Amid this depressing context, the Republicans promising to rescue America have been more empty suits than white knights, super-cranks not superheroes. The front-runner, Mitt Romney, has been a Ford Escort-kind of candidate, competent enough but not exciting, rolling along smoothly yet frequently stuck in neutral. He has yet to generate the kind of excitement Jimmy Carter in 1976, Ronald Reagan in 1980 and Bill Clinton in 1992 each needed to unseat an incumbent president.  Different Romney rivals have successively zoomed ahead sporadically only to crash, sputter, or run out of gas.

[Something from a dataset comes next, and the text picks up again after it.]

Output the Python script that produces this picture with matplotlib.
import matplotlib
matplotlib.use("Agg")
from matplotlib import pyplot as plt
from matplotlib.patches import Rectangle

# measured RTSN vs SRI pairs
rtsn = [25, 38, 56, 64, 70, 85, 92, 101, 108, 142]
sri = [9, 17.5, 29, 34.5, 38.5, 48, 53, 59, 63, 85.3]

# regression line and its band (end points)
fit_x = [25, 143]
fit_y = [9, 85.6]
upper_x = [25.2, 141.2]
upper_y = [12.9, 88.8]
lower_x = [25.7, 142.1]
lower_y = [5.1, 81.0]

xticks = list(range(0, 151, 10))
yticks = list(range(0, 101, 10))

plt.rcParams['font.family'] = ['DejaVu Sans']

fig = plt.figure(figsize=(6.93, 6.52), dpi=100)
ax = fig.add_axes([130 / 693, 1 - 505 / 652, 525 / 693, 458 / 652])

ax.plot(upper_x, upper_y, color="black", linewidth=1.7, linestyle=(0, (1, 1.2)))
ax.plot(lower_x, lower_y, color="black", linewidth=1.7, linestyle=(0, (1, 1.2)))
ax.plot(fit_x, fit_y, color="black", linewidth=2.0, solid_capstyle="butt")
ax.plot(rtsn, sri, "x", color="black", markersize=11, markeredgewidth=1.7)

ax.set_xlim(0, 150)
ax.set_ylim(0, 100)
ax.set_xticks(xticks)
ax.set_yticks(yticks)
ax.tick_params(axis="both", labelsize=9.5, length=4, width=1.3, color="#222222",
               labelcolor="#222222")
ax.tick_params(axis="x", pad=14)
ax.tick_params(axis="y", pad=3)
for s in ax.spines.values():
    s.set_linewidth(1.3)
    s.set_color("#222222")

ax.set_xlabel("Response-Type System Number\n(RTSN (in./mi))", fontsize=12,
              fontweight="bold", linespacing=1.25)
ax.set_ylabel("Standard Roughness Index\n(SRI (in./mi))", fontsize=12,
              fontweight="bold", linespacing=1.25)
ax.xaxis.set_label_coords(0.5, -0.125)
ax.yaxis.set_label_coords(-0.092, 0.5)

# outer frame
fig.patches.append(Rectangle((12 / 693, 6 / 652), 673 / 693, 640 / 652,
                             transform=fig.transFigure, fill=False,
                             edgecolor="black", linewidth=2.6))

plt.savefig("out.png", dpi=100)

Underlying the theatrics and personality questions is a serious referendum about the Republican Party’s character. Romney appears to be the most reasonable, presentable, electable candidate. Voters looking for an anybody-but-Obama candidate should rally around Romney, as the Republicans’ best chance to recapture the White House.  The other candidates – especially now that Jon Huntsman and Rick Perry quit – are ideologues, representing doctrinaire strains within the Republican Party.  Rick Santorum and Ron Paul, in particular, hold fringe views.  In a general campaign, Democrats and the media would easily caricature either as yahoos, while Newt Gingrich remains an unguided conversational missile, who has now been tagged by his ex-wife as an advocate of “open marriage.”

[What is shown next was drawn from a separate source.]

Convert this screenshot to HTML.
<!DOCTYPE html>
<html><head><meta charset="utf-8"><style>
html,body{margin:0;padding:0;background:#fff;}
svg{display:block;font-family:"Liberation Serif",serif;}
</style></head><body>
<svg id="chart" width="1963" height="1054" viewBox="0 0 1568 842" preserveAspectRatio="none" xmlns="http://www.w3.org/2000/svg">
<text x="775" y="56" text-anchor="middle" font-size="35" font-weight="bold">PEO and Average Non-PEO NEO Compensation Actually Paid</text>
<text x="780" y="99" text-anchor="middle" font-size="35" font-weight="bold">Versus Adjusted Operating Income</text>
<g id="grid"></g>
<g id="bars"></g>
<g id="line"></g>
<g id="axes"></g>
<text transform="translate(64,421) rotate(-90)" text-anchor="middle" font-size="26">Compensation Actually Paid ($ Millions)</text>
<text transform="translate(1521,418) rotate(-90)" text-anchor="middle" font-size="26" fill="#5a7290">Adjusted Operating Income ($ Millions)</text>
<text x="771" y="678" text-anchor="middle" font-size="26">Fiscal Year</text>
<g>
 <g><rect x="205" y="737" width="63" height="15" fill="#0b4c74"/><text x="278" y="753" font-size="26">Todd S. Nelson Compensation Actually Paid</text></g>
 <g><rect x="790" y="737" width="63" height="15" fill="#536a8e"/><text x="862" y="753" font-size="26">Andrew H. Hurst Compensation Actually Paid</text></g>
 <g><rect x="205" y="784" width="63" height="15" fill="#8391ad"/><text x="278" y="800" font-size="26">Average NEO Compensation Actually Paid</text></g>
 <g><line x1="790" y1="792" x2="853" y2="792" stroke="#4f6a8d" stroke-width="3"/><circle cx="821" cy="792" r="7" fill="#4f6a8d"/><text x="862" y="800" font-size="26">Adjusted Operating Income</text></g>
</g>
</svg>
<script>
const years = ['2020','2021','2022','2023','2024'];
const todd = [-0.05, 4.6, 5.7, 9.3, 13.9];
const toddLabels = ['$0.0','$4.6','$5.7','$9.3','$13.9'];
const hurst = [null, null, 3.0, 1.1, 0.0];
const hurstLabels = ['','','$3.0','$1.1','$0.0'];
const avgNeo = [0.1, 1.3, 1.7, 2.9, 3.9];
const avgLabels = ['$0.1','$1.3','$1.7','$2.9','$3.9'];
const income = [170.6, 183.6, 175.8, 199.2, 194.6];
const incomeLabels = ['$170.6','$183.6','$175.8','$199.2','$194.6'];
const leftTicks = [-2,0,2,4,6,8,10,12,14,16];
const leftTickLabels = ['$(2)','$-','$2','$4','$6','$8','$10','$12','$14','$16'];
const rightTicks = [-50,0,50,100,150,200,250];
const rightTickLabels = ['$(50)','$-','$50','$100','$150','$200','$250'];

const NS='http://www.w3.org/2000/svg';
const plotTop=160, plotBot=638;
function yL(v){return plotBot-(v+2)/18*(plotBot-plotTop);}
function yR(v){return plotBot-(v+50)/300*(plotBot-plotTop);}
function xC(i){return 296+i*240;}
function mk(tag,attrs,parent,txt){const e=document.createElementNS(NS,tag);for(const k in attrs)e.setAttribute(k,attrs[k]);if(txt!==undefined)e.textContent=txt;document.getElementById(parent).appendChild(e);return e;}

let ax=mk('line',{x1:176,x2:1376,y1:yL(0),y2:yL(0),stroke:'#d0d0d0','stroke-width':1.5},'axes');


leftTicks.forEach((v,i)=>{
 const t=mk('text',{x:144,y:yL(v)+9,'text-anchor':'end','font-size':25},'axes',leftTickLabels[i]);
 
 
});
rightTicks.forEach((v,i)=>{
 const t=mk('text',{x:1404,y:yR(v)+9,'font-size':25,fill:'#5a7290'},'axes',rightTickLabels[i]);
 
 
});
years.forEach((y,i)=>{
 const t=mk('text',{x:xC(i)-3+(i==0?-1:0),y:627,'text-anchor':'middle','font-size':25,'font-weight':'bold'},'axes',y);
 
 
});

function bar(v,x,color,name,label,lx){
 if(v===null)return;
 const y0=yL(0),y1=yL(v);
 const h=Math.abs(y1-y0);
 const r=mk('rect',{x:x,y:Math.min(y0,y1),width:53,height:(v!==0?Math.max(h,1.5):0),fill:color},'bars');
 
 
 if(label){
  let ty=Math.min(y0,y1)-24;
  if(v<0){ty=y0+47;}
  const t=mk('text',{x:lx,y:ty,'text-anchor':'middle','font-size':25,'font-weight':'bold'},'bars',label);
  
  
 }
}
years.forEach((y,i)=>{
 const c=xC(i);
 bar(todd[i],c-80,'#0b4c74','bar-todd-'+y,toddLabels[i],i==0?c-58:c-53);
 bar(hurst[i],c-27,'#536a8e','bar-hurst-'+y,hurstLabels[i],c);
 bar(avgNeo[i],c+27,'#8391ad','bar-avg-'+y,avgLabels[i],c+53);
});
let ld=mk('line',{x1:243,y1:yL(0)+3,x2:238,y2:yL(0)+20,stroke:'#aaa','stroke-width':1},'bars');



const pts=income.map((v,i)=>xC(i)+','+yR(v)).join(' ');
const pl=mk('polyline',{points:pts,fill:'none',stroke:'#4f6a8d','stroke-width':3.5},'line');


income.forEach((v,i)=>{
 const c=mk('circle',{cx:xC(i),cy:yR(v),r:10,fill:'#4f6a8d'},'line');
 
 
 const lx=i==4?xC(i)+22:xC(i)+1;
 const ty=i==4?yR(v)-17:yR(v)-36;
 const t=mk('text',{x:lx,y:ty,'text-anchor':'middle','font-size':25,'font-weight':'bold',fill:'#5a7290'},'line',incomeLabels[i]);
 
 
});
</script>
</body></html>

The surges of the Santorum and Paul campaigns demonstrate that in the US today, a growing gap separates fundamentalist provincials and cosmopolitan moderates. The extremes are diverging, submerging the center.  Ron Paul’s libertarianism and Rick Santorum’s fundamentalism epitomize the reddest of the red state sensibility, which is deeply alien to the New York-California East Coast-West Coast blue state sensibility.  In an age of niche media – to each his or her own Facebook page and shrill corner of the Blogosphere — members of each social, cultural, political fragment in a society can have their own echo chamber. As they whip each other into self-referential frenzies, and as the headline-driven media amplify their shouts, they drown out the increasingly silent majority, making it harder to forge a common, constructive social, cultural and political conversation.  Of course, the primary campaigns in particular favor the shrill partisans. General election campaigns often help candidates find the center as they woo swing voters.

So let the games begin. As the Republicans battle it out, it will be interesting to see whether Mitt Romney’s safe, lowest common denominator politics wins, or Republicans turn to an edgier, pricklier candidate. And as Republicans pummel one another, President Barack Obama will be watching from the sidelines but trying not to get sidelined.  Hovering above the fray is nice but Obama cannot afford to be too removed – he is too vulnerable and risks irrelevance.

Republicans seek a new Reagan –a Republican upstart who unseated President Jimmy Carter in 1980.  Democrats should be hoping for 1996 Redux, when a flawed, unpopular Democratic incumbent, Bill Clinton, was blessed by an even more flawed, less popular Republican challenger, Bob Dole. For Obama, even winning by default will represent an historic, and possibly redemptive, achievement, as Clinton learned.